------ SOURCE MATERIAL

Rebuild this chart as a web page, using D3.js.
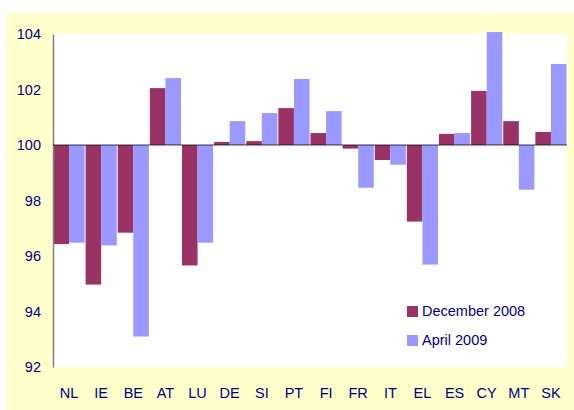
<!DOCTYPE html>
<html>
<head>
<meta charset="utf-8">
<script src="https://cdn.jsdelivr.net/npm/d3@7"></script>
<style>
  html, body { margin: 0; padding: 0; background: #fff; }
  svg { display: block; }
</style>
</head>
<body>
<svg id="chart" width="574" height="410"></svg>
<script>
const categories = ["NL","IE","BE","AT","LU","DE","SI","PT","FI","FR","IT","EL","ES","CY","MT","SK"];
const seriesNames = ["December 2008", "April 2009"];
const dec2008 = [96.43, 94.97, 96.84, 102.05, 95.66, 100.11, 100.14, 101.33, 100.43, 99.87, 99.46, 97.24, 100.40, 101.95, 100.86, 100.47];
const apr2009 = [96.48, 96.38, 93.10, 102.41, 96.48, 100.86, 101.15, 102.38, 101.22, 98.46, 99.29, 95.69, 100.43, 104.07, 98.39, 102.92];
const yTicks = [92, 94, 96, 98, 100, 102, 104];
const colors = ["#993366", "#9999FF"];

const svg = d3.select("#chart");
const textColor = "#000080";
const font = "'Liberation Sans', Arial, sans-serif";

// backgrounds
svg.append("rect").attr("x", 6).attr("y", 13).attr("width", 568).attr("height", 397).attr("fill", "#FFFFCC");
const plot = { left: 53, right: 567, top: 34, bottom: 367 };
svg.append("rect").attr("x", plot.left).attr("y", plot.top)
  .attr("width", plot.right - plot.left).attr("height", plot.bottom - plot.top).attr("fill", "#fff");

const x0 = d3.scaleBand().domain(categories).range([plot.left, plot.right]).paddingInner(0.03).paddingOuter(0.015);
const x1 = d3.scaleBand().domain(seriesNames).range([0, x0.bandwidth()]);
const y = d3.scaleLinear().domain([92, 104]).range([plot.bottom, plot.top]);

const data = categories.map((c, i) => ({ c, vals: [dec2008[i], apr2009[i]] }));

const g = svg.append("g");
data.forEach(d => {
  d.vals.forEach((v, j) => {
    g.append("rect")
      .attr("x", x0(d.c) + x1(seriesNames[j]))
      .attr("width", x1.bandwidth())
      .attr("y", Math.min(y(v), y(100)))
      .attr("height", Math.abs(y(v) - y(100)))
      .attr("fill", colors[j]);
  });
});

// y axis
const yAxis = d3.axisLeft(y).tickValues(yTicks).tickSize(0).tickPadding(12);
const ya = svg.append("g").attr("transform", `translate(${plot.left},0)`).call(yAxis);
ya.select(".domain").attr("stroke", "#808080").attr("stroke-width", 1.5);
ya.selectAll("text").attr("fill", textColor).style("font-family", font).style("font-size", "14.5px");

// baseline at 100
svg.append("line").attr("x1", plot.left).attr("x2", plot.right)
  .attr("y1", y(100)).attr("y2", y(100))
  .attr("stroke", "#000").attr("stroke-opacity", 0.5).attr("stroke-width", 1.5);

// x axis labels
const xAxis = d3.axisBottom(x0).tickSize(0).tickPadding(0);
const xa = svg.append("g").attr("transform", `translate(0,${plot.bottom + 21})`).call(xAxis);
xa.select(".domain").remove();
xa.selectAll("text").attr("fill", textColor).style("font-family", font).style("font-size", "14.5px");

// legend
const legend = svg.append("g");
seriesNames.forEach((name, j) => {
  const ly = 306 + j * 29;
  legend.append("rect").attr("x", 407).attr("y", ly).attr("width", 11).attr("height", 11).attr("fill", colors[j]);
  legend.append("text").attr("x", 422).attr("y", ly + 10).text(name)
    .attr("fill", textColor).style("font-family", font).style("font-size", "14.5px");
});
</script>
</body>
</html>
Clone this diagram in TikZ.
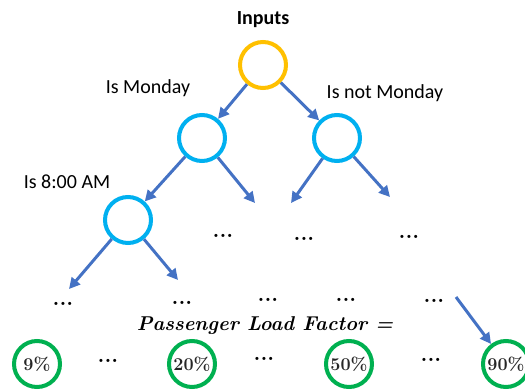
\documentclass[tikz,border=0pt]{standalone}
\usepackage{fontspec}
\setsansfont{Carlito}
\usepackage{amsmath}
\usepackage{tikz}
\usetikzlibrary{arrows.meta}
\definecolor{rootorange}{HTML}{FFC000}
\definecolor{nodecyan}{HTML}{00B0F0}
\definecolor{arrowblue}{HTML}{4472C4}
\definecolor{leafgreen}{HTML}{00B050}

\begin{document}
\begin{tikzpicture}[x=1pt, y=-1pt,
    decision/.style={circle, draw=nodecyan, line width=4pt, minimum size=46pt, inner sep=0pt},
    leaf/.style={circle, draw=leafgreen, line width=4pt, minimum size=46pt, inner sep=0pt,
        font=\fontsize{18}{18}\selectfont\bfseries, text=black!85},
    branch/.style={draw=arrowblue, line width=3pt, -{Triangle[length=11pt,width=11pt]}},
    cond/.style={font=\sffamily\fontsize{20}{20}\selectfont},
    formula/.style={font=\fontsize{20}{20}\selectfont\bfseries\itshape},
    more/.style={font=\fontsize{22}{22}\selectfont\bfseries}]
                \useasboundingbox (0,0) rectangle (525,390);

                % Root and decision nodes
                \node[cond] (inputslabel) at (263,20) {\bfseries Inputs};
                \node[decision, draw=rootorange] (inputs) at (263,65) {};
                \node[decision] (monday) at (202,138) {};
                \node[decision] (notmonday) at (337,138) {};
                \node[decision] (eight) at (128,220) {};

                % Conditions
                \node[cond] (mondaylabel) at (148,88) {Is Monday};
                \node[cond] (notmondaylabel) at (385,93) {Is not Monday};
                \node[cond] (eightlabel) at (67,182) {Is 8:00 AM};

                % Open ends of branches
                \coordinate (mondayend) at (255,203);
                \coordinate (notmondayendl) at (291,203);
                \coordinate (notmondayendr) at (390,197);
                \coordinate (eightendl) at (69,289);
                \coordinate (eightendr) at (178,280);
                \coordinate (lastbranch) at (456,297);

                % Outputs
                \node[formula] (loadfactor) at (265,326) {Passenger Load Factor =};
                \node[leaf] (p9) at (37,364) {9\%};
                \node[leaf] (p20) at (192,364) {20\%};
                \node[leaf] (p50) at (349,364) {50\%};
                \node[leaf] (p90) at (506,364) {90\%};

                % Branches
                \draw[branch] (inputs) -- (monday);
                \draw[branch] (inputs) -- (notmonday);
                \draw[branch] (monday) -- (eight);
                \draw[branch] (monday) -- (mondayend);
                \draw[branch] (notmonday) -- (notmondayendl);
                \draw[branch] (notmonday) -- (notmondayendr);
                \draw[branch] (eight) -- (eightendl);
                \draw[branch] (eight) -- (eightendr);
                \draw[branch] (lastbranch) -- (p90);

                % Dots
                \foreach \pos [count=\i] in {(223,236), (304,239), (409,237),
                        (63,304), (182,303), (268,300), (346,300), (434,301),
                        (108,361), (264,359), (431,360)}
                    \node[more] (dots\i) at \pos {...};
            \end{tikzpicture}
\end{document}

------------

STATED PROBLEM => Starting at the line that contains "Clone this diagram in TikZ." and ending at the line that contains "(lastbranch) at (456,297);", give the lines again exactly. Do not include the pictures.

ANSWER FOR THE TASK =>
Clone this diagram in TikZ.
\documentclass[tikz,border=0pt]{standalone}
\usepackage{fontspec}
\setsansfont{Carlito}
\usepackage{amsmath}
\usepackage{tikz}
\usetikzlibrary{arrows.meta}
\definecolor{rootorange}{HTML}{FFC000}
\definecolor{nodecyan}{HTML}{00B0F0}
\definecolor{arrowblue}{HTML}{4472C4}
\definecolor{leafgreen}{HTML}{00B050}

\begin{document}
\begin{tikzpicture}[x=1pt, y=-1pt,
    decision/.style={circle, draw=nodecyan, line width=4pt, minimum size=46pt, inner sep=0pt},
    leaf/.style={circle, draw=leafgreen, line width=4pt, minimum size=46pt, inner sep=0pt,
        font=\fontsize{18}{18}\selectfont\bfseries, text=black!85},
    branch/.style={draw=arrowblue, line width=3pt, -{Triangle[length=11pt,width=11pt]}},
    cond/.style={font=\sffamily\fontsize{20}{20}\selectfont},
    formula/.style={font=\fontsize{20}{20}\selectfont\bfseries\itshape},
    more/.style={font=\fontsize{22}{22}\selectfont\bfseries}]
                \useasboundingbox (0,0) rectangle (525,390);

                % Root and decision nodes
                \node[cond] (inputslabel) at (263,20) {\bfseries Inputs};
                \node[decision, draw=rootorange] (inputs) at (263,65) {};
                \node[decision] (monday) at (202,138) {};
                \node[decision] (notmonday) at (337,138) {};
                \node[decision] (eight) at (128,220) {};

                % Conditions
                \node[cond] (mondaylabel) at (148,88) {Is Monday};
                \node[cond] (notmondaylabel) at (385,93) {Is not Monday};
                \node[cond] (eightlabel) at (67,182) {Is 8:00 AM};

                % Open ends of branches
                \coordinate (mondayend) at (255,203);
                \coordinate (notmondayendl) at (291,203);
                \coordinate (notmondayendr) at (390,197);
                \coordinate (eightendl) at (69,289);
                \coordinate (eightendr) at (178,280);
                \coordinate (lastbranch) at (456,297);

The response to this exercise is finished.